Author: Louise Penny
Publisher: Sphere
Copyright Year: 2014
Review By: Sandra Nicholson
Book Synopsis:
Former Chief Inspector of Homicide, Armand Gamache, has found a peace he’d never imagined possible, away from the front line of the police and in the tranquil village of Three Pines. But when his friend Clara Morrow asks for help, he can’t bring himself to refuse her, despite the old wounds it threatens to re-open. Clara’s husband, Peter, is missing, having failed to come home on the first anniversary of their separation as promised.

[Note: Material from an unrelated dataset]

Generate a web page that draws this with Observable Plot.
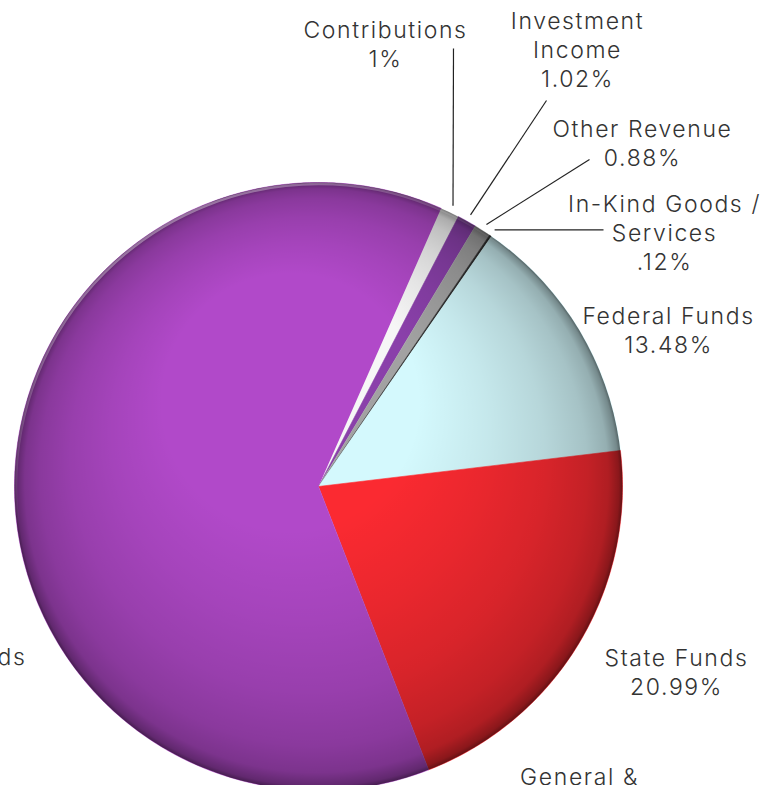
<!DOCTYPE html>
<html><head><meta charset="utf-8">
<script src="https://cdn.jsdelivr.net/npm/d3@7"></script>
<script src="https://cdn.jsdelivr.net/npm/@observablehq/plot@0.6"></script>
<style>html,body{margin:0;padding:0;background:#fff;} svg{display:block;}</style>
</head><body><div id="chart"></div>
<script>
// ---- data ----
const categories = ["Contributions", "Investment Income", "Other Revenue", "In-Kind Goods / Services", "Federal Funds", "State Funds", "General & Funds"];
const values = [1, 1.02, 0.88, 0.12, 13.48, 20.99, 62.51];
const labelTexts = ["Contributions\n1%", "Investment\nIncome\n1.02%", "Other Revenue\n0.88%", "In-Kind Goods /\nServices\n.12%", "Federal Funds\n13.48%", "State Funds\n20.99%", "General &"];
const edgeText = "Funds";

// ---- styles / layout ----
const colors = ["#f6f6f6", "#8a40aa", "#a2a2a2", "#2e2e2e", "#d4f9fd", "#fb2a31", "#b149c9"];
const W = 775, H = 785, CX = 318, CY = 486, R = 304;
const startDeg = 23.8;
// label block centres (pixels) and leader-line outer ends (pixels, null = no leader)
const labelPos = [[385, 43], [577, 48], [642, 142], [664, 231], [668, 329], [676, 671], [579, 775]];
const leaderEnd = [[453, 48], [546, 100], [589, 159], [603, null], null, null, null];

const px = v => (v - CX) / R, py = v => (CY - v) / R;
const total = d3.sum(values);
const rad = d => d * Math.PI / 180;

const slicePts = [];
const mids = [];
let acc = startDeg;
categories.forEach((c, i) => {
  const a0 = acc, a1 = acc + values[i] / total * 360; acc = a1;
  mids.push((a0 + a1) / 2);
  slicePts.push({c, x: 0, y: 0});
  const n = Math.max(2, Math.ceil((a1 - a0) / 0.5));
  for (let k = 0; k <= n; k++) {
    const a = rad(a0 + (a1 - a0) * k / n);
    slicePts.push({c, x: Math.sin(a), y: Math.cos(a)});
  }
});

const leaders = [];
leaderEnd.forEach((e, i) => {
  if (!e) return;
  const a = rad(mids[i]), r = 1.024;
  const x1 = r * Math.sin(a), y1 = r * Math.cos(a);
  leaders.push({x1, y1, x2: px(e[0]), y2: e[1] == null ? y1 : py(e[1])});
});

const labels = labelTexts.map((t, i) => ({t, x: px(labelPos[i][0]), y: py(labelPos[i][1])}));

function defs() {
  const g = d3.create("svg:defs");
  const rg = g.append("radialGradient").attr("id", "shade")
    .attr("cx", 0.5).attr("cy", 0.5).attr("r", 0.5).attr("fx", 0.42).attr("fy", 0.26);
  [[0, 0], [0.42, 0], [0.62, 0.07], [0.78, 0.14], [0.9, 0.22], [0.96, 0.3], [0.99, 0.45], [1, 0.6]]
    .forEach(([o, op]) => rg.append("stop").attr("offset", o).attr("stop-color", "#000").attr("stop-opacity", op));
  const lg = g.append("linearGradient").attr("id", "rim").attr("x1", 0.2).attr("y1", 0).attr("x2", 0.6).attr("y2", 0.7);
  [[0, 0.45], [0.5, 0], [1, 0]]
    .forEach(([o, op]) => lg.append("stop").attr("offset", o).attr("stop-color", "#fff").attr("stop-opacity", op));
  return g.node();
}

const font = "Inter, 'Open Sans', sans-serif";
const textStyle = {fontSize: 23, lineHeight: 1.26, fill: "#333", fontWeight: 300, fontFamily: font};

const chart = Plot.plot({
  width: W, height: H,
  margin: 0,
  style: {background: "#fff", overflow: "visible"},
  x: {domain: [px(0), px(W)], range: [0, W], axis: null},
  y: {domain: [py(H), py(0)], range: [H, 0], axis: null},
  color: {domain: categories, range: colors},
  marks: [
    defs,
    Plot.line(slicePts, {x: "x", y: "y", z: "c", fill: "c", stroke: "c", strokeWidth: 0.6, curve: "linear"}),
    Plot.dot([0], {x: () => 0, y: () => 0, r: R, fill: "url(#shade)", stroke: "none"}),
    Plot.dot([0], {x: () => 0, y: () => 0, r: R - 1.5, fill: "none", stroke: "url(#rim)", strokeWidth: 2.5}),
    Plot.link(leaders, {x1: "x1", y1: "y1", x2: "x2", y2: "y2", stroke: "#222", strokeWidth: 1.2}),
    Plot.text(labels, {x: "x", y: "y", text: "t", textAnchor: "middle", ...textStyle, style: "letter-spacing:1.6px"}),
    Plot.text([edgeText], {x: () => px(26), y: () => py(655), text: d => d, textAnchor: "end", ...textStyle})
  ]
});
chart.querySelectorAll("text").forEach(t => t.setAttribute("letter-spacing", "1.6"));
document.getElementById("chart").appendChild(chart);
</script>
</body></html>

Journeying further into Quebec, Gamache is drawn deeper into the tortured mind of Peter Morrow, a man so desperate to recapture his fame as an artist that he would sell his soul. As Gamache gets closer to the truth, he uncovers a deadly trail of jealousy and deceit. Can Gamache bring Peter, and himself, home safely? Or in searching for answers, has he placed himself, and those closest to him, in terrible danger…
One of the things I look forward to around this time of the year is the release of the new Louise Penny, Three Pines book. I am an avid fan of Armand Gamache, Jean-Guy Beauvoir and all the characters who live in the village of Three Pines. I was particularly looking forward to this book, as I wanted to see how Penny would use Gamache and Beauvoir, now that Gamache has retired and moved to Three Pines with his wife, Reine-Marie.
This new novel, The Long Way Home, is very different, in some ways, from Penny’s previous nine Gamache novels. Place and characters remain the same, but where the others have started with a body followed by an investigation, in this novel an investigation commences which leads to bodies. So in essence it is a missing person investigation as opposed to a homicide investigation. Clara Morrow, a long term resident of Three Pine and friend of Gamache, has come to him and asked him for help to find her husband, Peter Morrow. Clara and Peter separated 12 months ago but they agreed that Peter would come home at the end of 12 months to determine whether or not they had a future together. Peter failed to return and Clara wants to find him to satisfy herself that his failure to return was not through ill health or worse.
In her acknowledgements, Penny mentions the influence of Joseph Conrad’s Heart of Darkness, Homer’s Odyssey and Marilynne Robinson’s Gilead and while reading this new novel I did detect shades of all of them in this work. It is definitely not a linear investigation that Gamache, Beauvoir, Clara and Myrna undertake as they set off from Three Pines in search of Peter. There are many twists and turns along the way, visiting the Art Academy where Clara and Peter met and following Peter’s journey as he seeks to find the tenth muse.
What motivates an artist is central to the theme of this novel. Obsession and passion about your art can have a positive outcome but it can also lead to murder. What may surprise is the identity of the victims and the methods used.
This was an interesting novel, which I enjoyed immensely and would recommend to anyone who wants to understand how a missing persons investigation really works. Penny handles it very well. They are difficult investigations and there are many false starts and dead ends before success may occur and these are all the things that she has captured through her protagonists.